Poi c’è il bicchiere mezzo vuoto, rappresentato appunto dalla perdurante inerzia sulla effettiva riduzione delle emissioni di gas serra. È la questione focale della ‘mitigazione’, su cui il fuoco di sbarramento combinato dei Paesi produttori di energie fossili e dei grandi consumatori in pieno sviluppo (Cina e India su tutti) ha consentito solo di replicare le formule compromissorie già viste lo scorso anno alla Cop di Glasgow. Dunque “riduzione progressiva” e non “eliminazione” del carbone, e nessun cenno di estensione del segno meno all’utilizzo delle altre fonti fossili, ovvero petrolio e gas. Con grande disappunto dell’Unione Europea che nel corso della Cop ha alzato dal 55 al 57% l’asticella del proprio obiettivo di riduzione di CO2 al 2030.

Senza svolta sulla mitigazione… prepariamo catastrofi alle prossime generazioni

C’è di buono che almeno l’obiettivo di limitare l’aumento di temperatura del secolo a +1,5° è stato confermato, perché anche questo è stato in dubbio sotto l’azione dei Paesi produttori di fonti fossili. Rimane tuttavia una sfida titanica, ben lontana dall’essere vinta: viene stimato che ai trend attuali, e senza un deciso cambio di passo nell’abbattimento delle emissioni, l’incremento di temperatura a fine secolo sarà addirittura quasi doppio attestandosi a + 2,8°. Con gli inevitabili cataclismi conseguenti.

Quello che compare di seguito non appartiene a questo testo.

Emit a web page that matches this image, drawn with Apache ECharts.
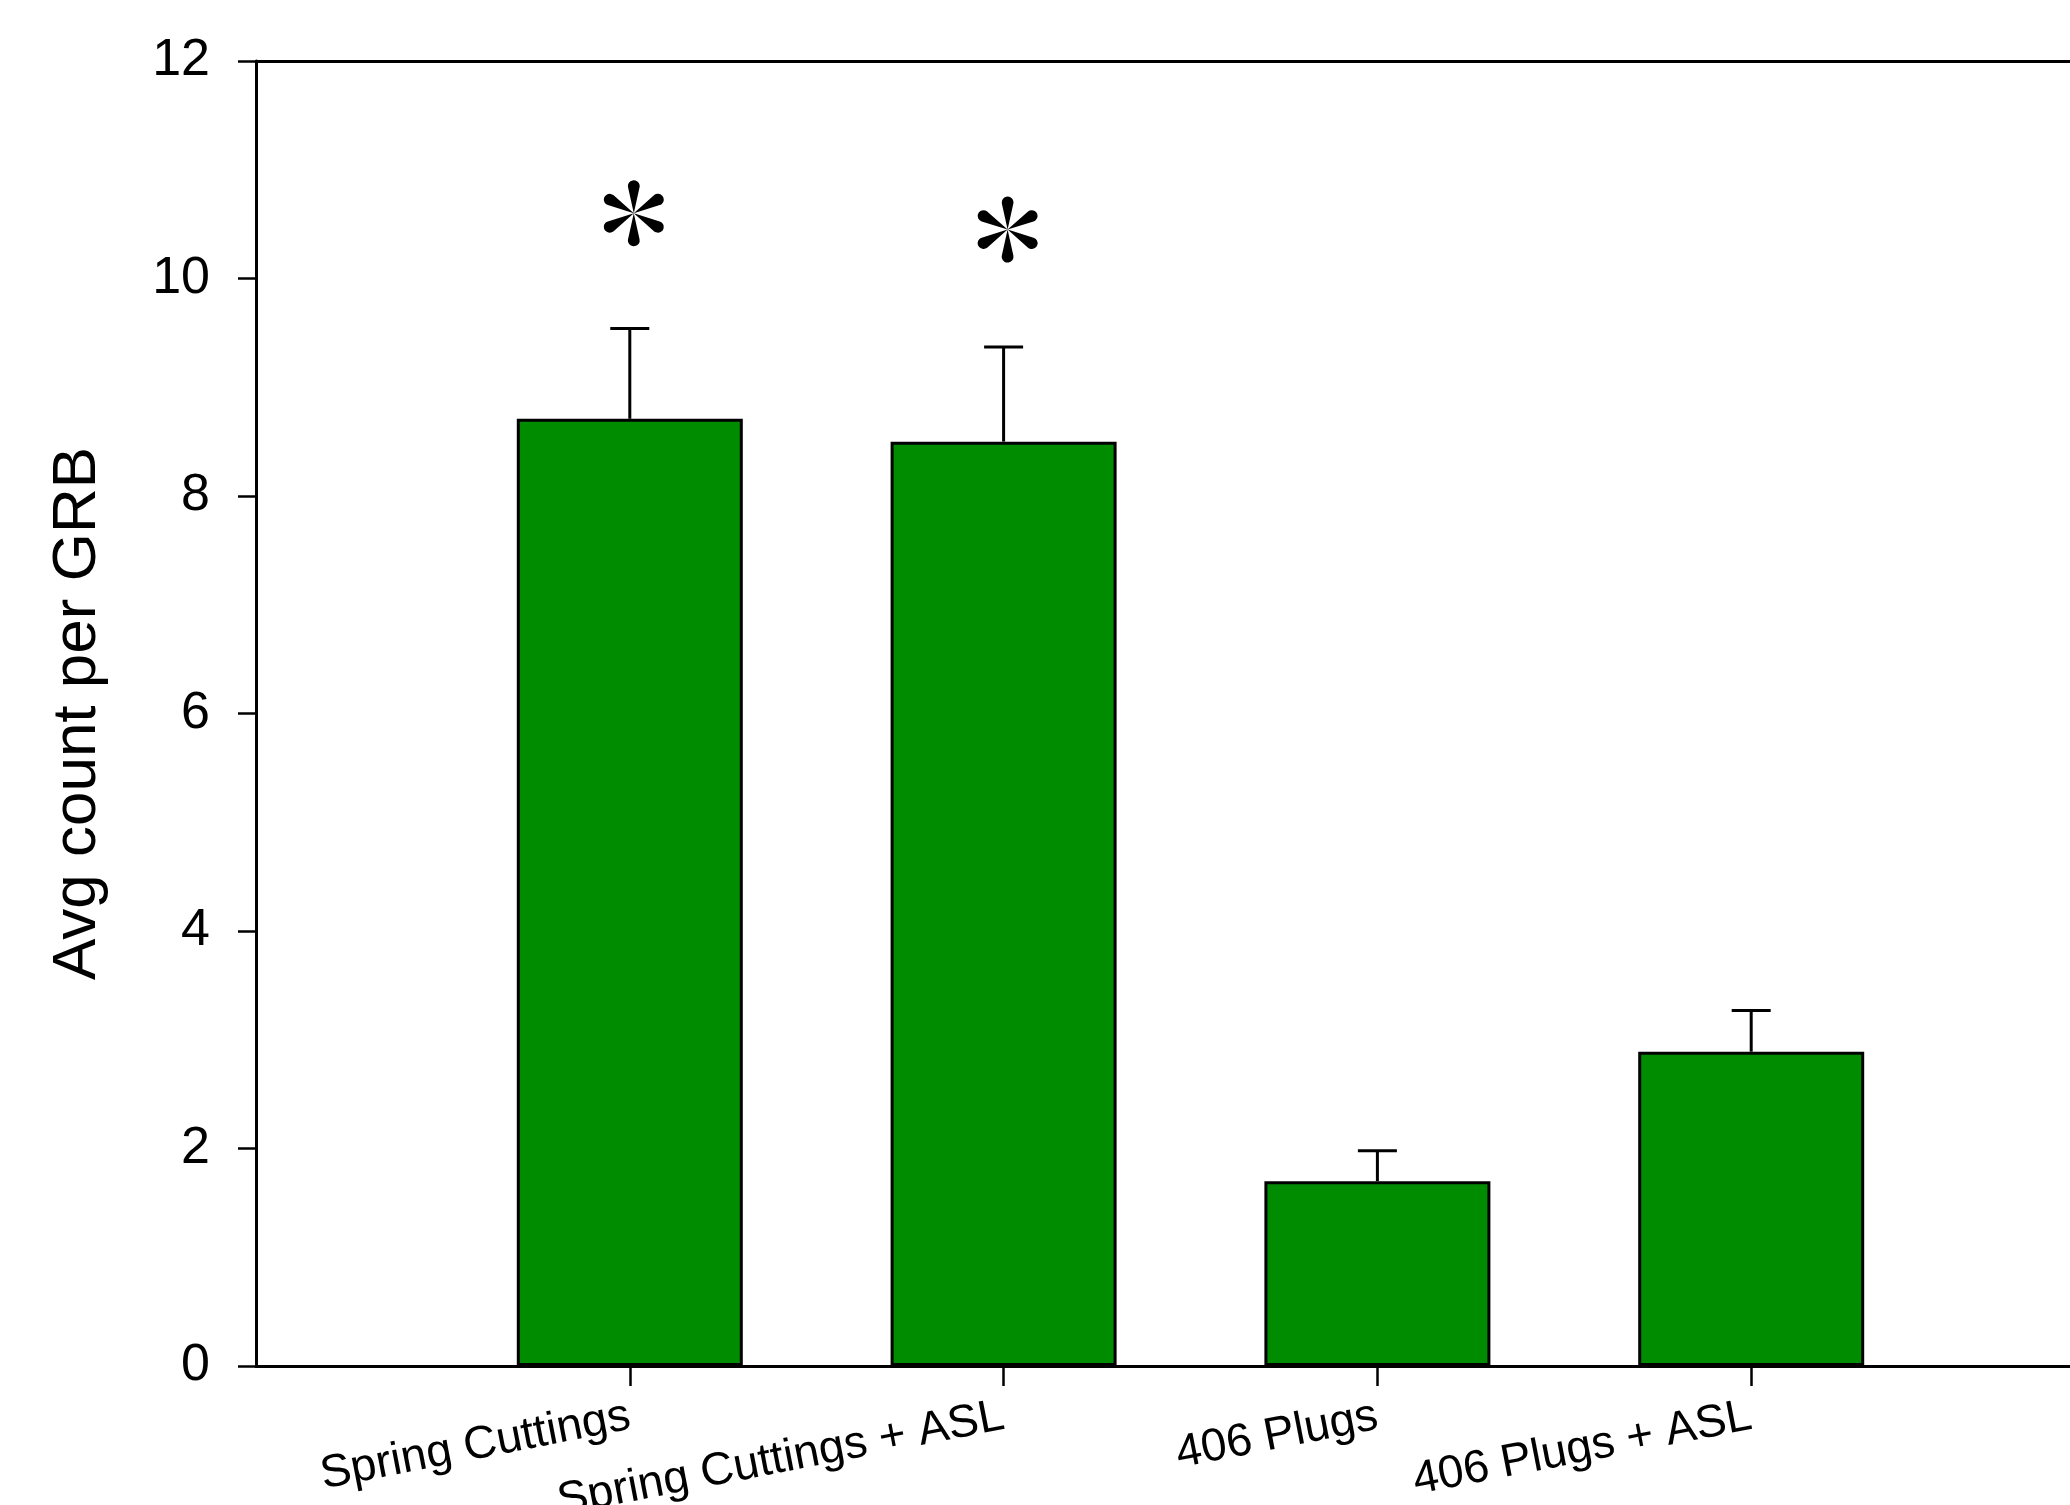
<!DOCTYPE html>
<html>
<head>
<meta charset="utf-8">
<script src="https://cdn.jsdelivr.net/npm/echarts@6/dist/echarts.min.js"></script>
<style>
  html, body { margin: 0; padding: 0; background: #fff; }
  #main { width: 2070px; height: 1505px; }
</style>
</head>
<body>
<div id="main"></div>
<script>
// data
var categories = ['Spring Cuttings', 'Spring Cuttings + ASL', '406 Plugs', '406 Plugs + ASL'];
var positions = [1, 2, 3, 4];
var means = [8.71, 8.50, 1.70, 2.89];
var stdErr = [0.83, 0.87, 0.28, 0.38];
var starY = [10.6, 10.45, null, null];   // significance marks
var yTicks = [0, 2, 4, 6, 8, 10, 12];

var FONT = '"Liberation Sans", Arial, sans-serif';

// six teardrop petals, like the asterisk in the original
function asteriskPath() {
  var d = 26, r = 5.5;
  var dl = Math.asin(r / d), L = Math.sqrt(d * d - r * r);
  var s = '';
  for (var k = 0; k < 6; k++) {
    var a = k * Math.PI / 3;
    var pts = [[-L * Math.sin(dl), -L * Math.cos(dl)], [L * Math.sin(dl), -L * Math.cos(dl)]].map(function (p) {
      return [p[0] * Math.cos(a) - p[1] * Math.sin(a), p[0] * Math.sin(a) + p[1] * Math.cos(a)];
    });
    s += 'M0 0 L' + pts[0][0].toFixed(2) + ' ' + pts[0][1].toFixed(2) +
      ' A' + r + ' ' + r + ' 0 1 1 ' + pts[1][0].toFixed(2) + ' ' + pts[1][1].toFixed(2) + ' Z ';
  }
  return 'path://' + s;
}

var barData = positions.map(function (x, i) { return [x, means[i]]; });
var errData = positions.map(function (x, i) { return [x, means[i], means[i] + stdErr[i]]; });
var starData = [];
for (var i = 0; i < positions.length; i++) {
  if (starY[i] != null) starData.push([positions[i], starY[i]]);
}

var chart = echarts.init(document.getElementById('main'));
chart.setOption({
  backgroundColor: '#ffffff',
  animation: false,
  grid: { left: 256, top: 61, bottom: 139, right: -55, outerBoundsMode: 'none', containLabel: false },
  xAxis: [{
    type: 'value',
    min: 0,
    max: 5,
    position: 'bottom',
    axisLine: { show: true, onZero: false, lineStyle: { color: '#000', width: 3 } },
    axisTick: { show: true, customValues: positions, length: 20, lineStyle: { color: '#000', width: 2.5 } },
    axisLabel: {
      customValues: positions,
      formatter: function (v) { return categories[positions.indexOf(v)]; },
      rotate: 11,
      margin: 50,
      fontSize: 46,
      color: '#000',
      fontFamily: FONT
    },
    splitLine: { show: false }
  }, {
    type: 'value',
    min: 0,
    max: 5,
    position: 'top',
    axisLine: { show: true, onZero: false, lineStyle: { color: '#000', width: 3 } },
    axisTick: { show: false },
    axisLabel: { show: false },
    splitLine: { show: false }
  }],
  yAxis: {
    type: 'value',
    min: yTicks[0],
    max: yTicks[yTicks.length - 1],
    interval: 2,
    name: 'Avg count per GRB',
    nameLocation: 'middle',
    nameGap: 147,
    nameTextStyle: { fontSize: 62, color: '#000', fontFamily: FONT },
    axisLine: { show: true, onZero: false, lineStyle: { color: '#000', width: 3 } },
    axisTick: { show: true, length: 18, lineStyle: { color: '#000', width: 2.5 } },
    axisLabel: { customValues: yTicks, fontSize: 52, margin: 46, color: '#000', fontFamily: FONT },
    splitLine: { show: false }
  },
  series: [{
    type: 'bar',
    xAxisIndex: 0,
    data: barData,
    barWidth: 226,
    itemStyle: { color: '#008c00', borderColor: '#000', borderWidth: 3 },
    z: 2
  }, {
    type: 'custom',
    xAxisIndex: 0,
    data: errData,
    z: 3,
    renderItem: function (params, api) {
      var x = api.value(0);
      var p0 = api.coord([x, api.value(1)]);
      var p1 = api.coord([x, api.value(2)]);
      var half = 19.5;
      var st = { stroke: '#000', lineWidth: 3 };
      return {
        type: 'group',
        children: [
          { type: 'line', shape: { x1: p0[0], y1: p0[1], x2: p1[0], y2: p1[1] }, style: st },
          { type: 'line', shape: { x1: p1[0] - half, y1: p1[1], x2: p1[0] + half, y2: p1[1] }, style: st }
        ]
      };
    }
  }, {
    type: 'scatter',
    xAxisIndex: 0,
    data: starData,
    symbol: asteriskPath(),
    symbolSize: [60, 66],
    symbolOffset: [4, 0],
    itemStyle: { color: '#000', opacity: 1 },
    z: 4
  }]
});
</script>
</body>
</html>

Il ‘ground zero’ del Climate Change è già tra noi

Tutto questo nonostante ci siano zone del mondo in cui la catastrofe si può già toccare con mano. Nell’Africa orientale, già duramente provata dalle conseguenze del conflitto in Ucraina (il 90% delle importazioni di grano proveniva dalle 2 nazioni in guerra), una siccità che perdura da almeno 4 anni ha provocato la morte di 9 milioni di capi di bestiame, portando alla fame quasi 40 milioni di persone. Si tratta del territorio compreso tra Etiopia, Kenya e Somalia, già funestato da guerre tribali infinite, a cui si può addebitare appena l’1,2 per cento delle emissioni globali di gas climalteranti. Se qualcuno volesse gettare lo sguardo sulle conseguenze che ci aspettano troverebbe nel Corno d’Africa il ‘ground zero’ del clima malato, il luogo dove il futuro che non deve mai arrivare è già diventato realtà.